JohnSnowLabs/spark-nlp-workshop

Error when running notebooks: Answer from Java side is empty

Jaganatha opened this issue · 3 comments

Hello Team,

bert_model = BertEmbeddings.pretrained('bert_base_cased', 'en').setInputCols(["sentence",'token']).setOutputCol("bert").setCaseSensitive(False).setPoolingLayer(0)

df_bert_train = bert_model.transform(sparkNLP_transformed_full_train)

nerTagger = NerDLApproach().setInputCols(["sentence", "token", "bert"]).setLabelColumn("label").setOutputCol("ner")
.setMaxEpochs(1).setRandomSeed(0).setVerbose(1).setValidationSplit(0.2).setEvaluationLogExtended(True).setEnableOutputLogs(True).setIncludeConfidence(True)

#above code were successful and I can see bert embeddings added to the traindata.However the below code gives error
ner_tag_model_final = nerTagger.fit(df_bert_train)

I am trying to create a NER DL model and I am successful in creating the pipeline.

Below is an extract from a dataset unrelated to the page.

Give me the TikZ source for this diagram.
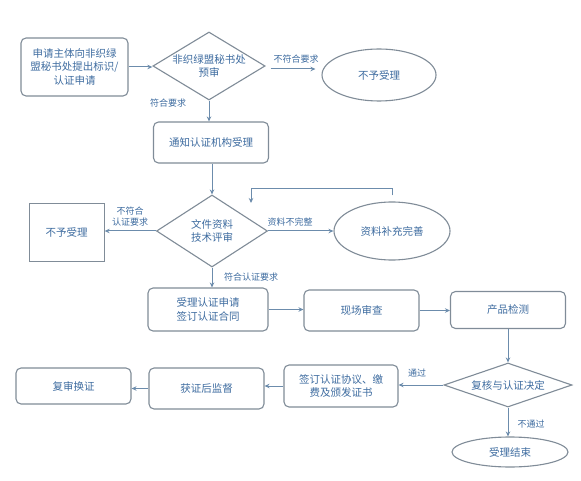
\documentclass[tikz,border=0pt]{standalone}
\usepackage{fontspec}
\setmainfont{Noto Sans CJK SC}
\usetikzlibrary{shapes.geometric,arrows.meta}
\definecolor{bd}{RGB}{128,140,152}
\definecolor{tx}{RGB}{62,108,160}
\definecolor{ar}{RGB}{108,140,172}
\begin{document}
\begin{tikzpicture}[x=1pt,y=-1pt,
  every node/.style={text=tx, align=center, inner sep=0pt},
  main/.style={font=\fontsize{10.5}{13.8}\selectfont},
  lbl/.style={font=\fontsize{9}{11}\selectfont},
  rbox/.style={main, draw=bd, line width=1.1pt, rounded corners=5pt},
  sbox/.style={main, draw=bd, line width=0.9pt},
  dia/.style={main, draw=bd, line width=1.1pt, diamond},
  ell/.style={main, draw=bd, line width=1.1pt, ellipse},
  arr/.style={draw=ar, line width=1pt, -{Stealth[length=5pt,width=4.5pt]}}
]
\useasboundingbox (0,0) rectangle (581,481);
\fill[white] (0,0) rectangle (581,481);

% nodes
\node[rbox, minimum width=107pt, minimum height=58pt] (box1) at (74.5,67) {申请主体向非织绿\\盟秘书处提出标识/\\认证申请};
\node[dia, aspect=1.65, minimum width=112pt, minimum height=68pt] (d1) at (209,66) {非织绿盟秘书处\\预审};
\node[ell, minimum width=114pt, minimum height=52pt] (e1) at (379,75) {不予受理};
\node[rbox, minimum width=115pt, minimum height=41pt] (box2) at (211,142.5) {通知认证机构受理};
\node[dia, aspect=1.54, minimum width=111pt, minimum height=72pt] (d2) at (212,231) {文件资料\\技术评审};
\node[sbox, minimum width=75pt, minimum height=58pt] (r1) at (66.7,232.3) {不予受理};
\node[ell, minimum width=116pt, minimum height=58pt] (e2) at (392,231) {资料补充完善};
\node[rbox, minimum width=120pt, minimum height=43pt] (box3) at (208,309.5) {受理认证申请\\签订认证合同};
\node[rbox, minimum width=115pt, minimum height=41pt] (box4) at (361.5,310.5) {现场审查};
\node[rbox, minimum width=115pt, minimum height=37pt] (box5) at (508,310) {产品检测};
\node[dia, aspect=2.9, minimum width=128pt, minimum height=44pt] (d3) at (508,385) {复核与认证决定};
\node[rbox, minimum width=114pt, minimum height=42pt] (box6) at (341,386) {签订认证协议、缴\\费及颁发证书};
\node[rbox, minimum width=115pt, minimum height=41pt] (box7) at (206.5,388.5) {获证后监督};
\node[rbox, minimum width=115pt, minimum height=36pt] (box8) at (73.5,386) {复审换证};
\node[ell, minimum width=116pt, minimum height=30pt] (e3) at (510,452) {受理结束};

% labels
\node[lbl] (l1) at (296,59) {不符合要求};
\node[lbl] (l2) at (168,103) {符合要求};
\node[lbl] (l3) at (130,217) {不符合\\认证要求};
\node[lbl] (l4) at (290,222) {资料不完整};
\node[lbl] (l5) at (251,277) {符合认证要求};
\node[lbl] (l6) at (417,373) {通过};
\node[lbl] (l7) at (531,424) {不通过};

% connectors
\draw[arr] (box1.east) -- (box1.east -| d1.west);
\draw[arr, shorten <=5pt, shorten >=6pt] ([yshift=-3pt]d1.east) -- ([yshift=-3pt]d1.east -| e1.west);
\draw[arr] (d1.south) -- (d1.south |- box2.north);
\draw[arr] (box2.south -| d2.north) -- (d2.north);
\draw[arr] (d2.west) -- (d2.west -| r1.east);
\draw[arr] (d2.east) -- (d2.east -| e2.west);
\coordinate (fbtop) at (251,189);
\coordinate (fbend) at (251,203);
\draw[arr, shorten <=6pt] (e2.north) |- (fbtop) -- (fbend);
\draw[arr] (d2.south) -- (d2.south |- box3.north);
\draw[arr] (box3.east) -- (box3.east -| box4.west);
\draw[arr] (box4.east) -- (box4.east -| box5.west);
\draw[arr] (box5.south) -- (d3.north);
\draw[arr] (d3.west) -- (d3.west -| box6.east);
\draw[arr] (box6.west) -- (box6.west -| box7.east);
\draw[arr] (box7.west) -- (box7.west -| box8.east);
\draw[arr] (d3.south) -- (d3.south |- e3.north);
\end{tikzpicture}
\end{document}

However, when I feed the train data to fit() the model, I am receiving following error

Exception happened during processing of request from ('127.0.0.1', 47346)
ERROR:root:Exception while sending command.
Traceback (most recent call last):
File "/usr/local/lib/python3.6/dist-packages/py4j/java_gateway.py", line 1159, in send_command
raise Py4JNetworkError("Answer from Java side is empty")
py4j.protocol.Py4JNetworkError: Answer from Java side is empty

During handling of the above exception, another exception occurred:

Traceback (most recent call last):
File "/usr/local/lib/python3.6/dist-packages/py4j/java_gateway.py", line 985, in send_command
response = connection.send_command(command)
File "/usr/local/lib/python3.6/dist-packages/py4j/java_gateway.py", line 1164, in send_command
"Error while receiving", e, proto.ERROR_ON_RECEIVE)
py4j.protocol.Py4JNetworkError: Error while receiving
Traceback (most recent call last):
File "/usr/lib/python3.6/socketserver.py", line 320, in _handle_request_noblock
self.process_request(request, client_address)
File "/usr/lib/python3.6/socketserver.py", line 351, in process_request
self.finish_request(request, client_address)
File "/usr/lib/python3.6/socketserver.py", line 364, in finish_request
self.RequestHandlerClass(request, client_address, self)
File "/usr/lib/python3.6/socketserver.py", line 724, in init
self.handle()
File "/usr/local/lib/python3.6/dist-packages/pyspark/accumulators.py", line 269, in handle
poll(accum_updates)
File "/usr/local/lib/python3.6/dist-packages/pyspark/accumulators.py", line 241, in poll
if func():
File "/usr/local/lib/python3.6/dist-packages/pyspark/accumulators.py", line 245, in accum_updates
num_updates = read_int(self.rfile)
File "/usr/local/lib/python3.6/dist-packages/pyspark/serializers.py", line 717, in read_int
raise EOFError
EOFError


Py4JError Traceback (most recent call last)
in ()
----> 1 ner_tag_model_final = nerTagger.fit(df_bert_train)

5 frames
/usr/local/lib/python3.6/dist-packages/py4j/protocol.py in get_return_value(answer, gateway_client, target_id, name)
334 raise Py4JError(
335 "An error occurred while calling {0}{1}{2}".
--> 336 format(target_id, ".", name))
337 else:
338 type = answer[1]

Py4JError: An error occurred while calling o860.fit

Could you please complete this template (also please be detail in how and where you are running this code):

Description

Expected Behavior

Current Behavior

Possible Solution

Steps to Reproduce

Context

Your Environment

  • Spark NLP version:
  • Apache NLP version:
  • Java version (java -version):
  • Setup and installation (Pypi, Conda, Maven, etc.):
  • Operating System and version:
  • Link to your project (if any):

The error doesn't suggest Spark NLP, it's more about Apache Spark and Java. Without having the template I am afraid I can't guess what could be wrong, you're code, you're dataset, Apache Spark or Spark NLP.
In addition to all the info required in the template, please also provide the full snippet code from the line you read your dataset to CoNLL() class and all the processing. You are getting an error in Apache Spark which means it could be in one of those lines.